In April 2019, Kate Ward resigned as editor-in-chief. She had worked at Bustle since 2013. Emma Rosenblum replaced Ward in June 2019.

== Content model ==
In 2013, The New Yorker reported that Goldberg planned to hire writers from Bustle's target demographic (young women between 18 and 34) instead of professional writers. It noted, "He hopes that, by gradually hiring hundreds of these writers and asking them to 'create the content that interests them,' the Web site will become 'an accurate representation' of the larger demographic." That year, Ward and her colleagues utilised the Bleacher Report's contributor model to increase traffic. The Business of Fashion wrote, "Under the approach, a vast network of writers did around-the-clock shifts for low hourly wages to deliver a quota of blog posts that often capitalised on trending Google terms to attract clicks."

== Bustle Digital Group ==

=== Formation ===
On April 17, 2017, DMG Media (publishers of the British tabloid The Daily Mail) announced that it had sold Elite Daily to the newly rebranded Bustle Digital Group.

=== Sales and acquisitions ===
Goldberg said that the acquisition was done in part to increase Bustle's original video content, which generated an average of 10 million monthly views, compared to Elite Daily's average of 60 million monthly views.

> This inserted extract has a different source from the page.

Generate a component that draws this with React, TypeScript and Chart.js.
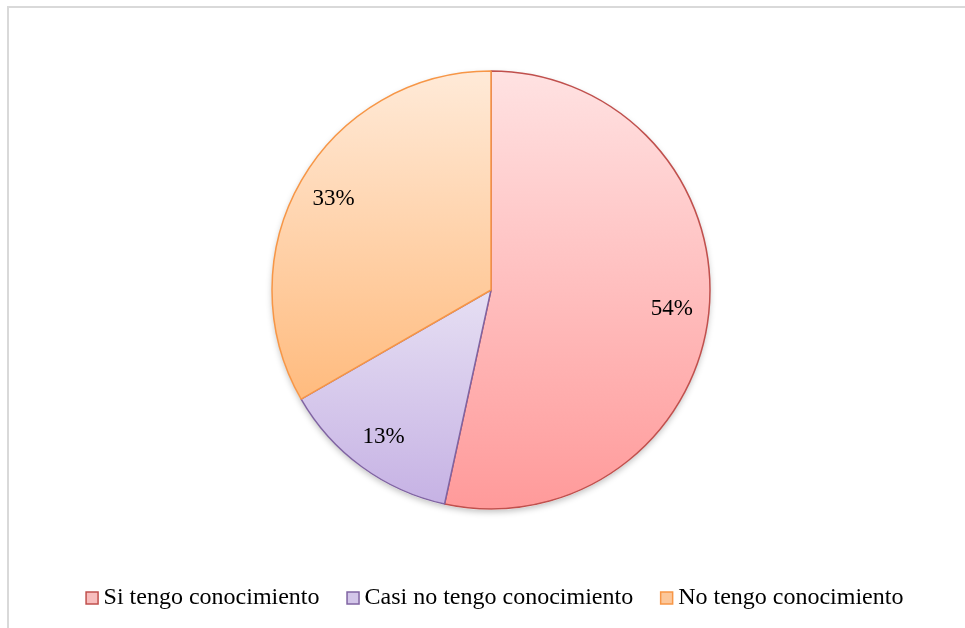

Bustle Digital Group purchased the inactive website Gawker in July 2018. Bustle Digital Group bought the events website Flavorpill, owner of Flavorwire, in August 2018. On November 29, 2018, Mic CEO Chris Altchek announced Mic was laying off most of Mic's staff while working on a deal to sell Mic. The next day, a Bustle representative confirmed that Bustle Digital Group had acquired Mic.

In March 2019, Bustle Digital Group purchased The Outline, followed by The Zoe Report in May 2019. They also purchased Nylon in June 2019, with the intention to publish print magazines under the Nylon brand name. Rather than monthly publications, the magazines will be published around large cultural events, like the Coachella music festival. In July, Bustle Digital acquired Inverse, a science and culture site.

In April 2020, BDG fired the staff of The Outline.

In 2021, BDG acquired Some Spider, parent of Scary Mommy and Fatherly.

In February 2023, BDG shut down Gawker. In November of that year, Gawker was sold to Meng Ru Kuok, of the Singapore-based Caldecott Music Group.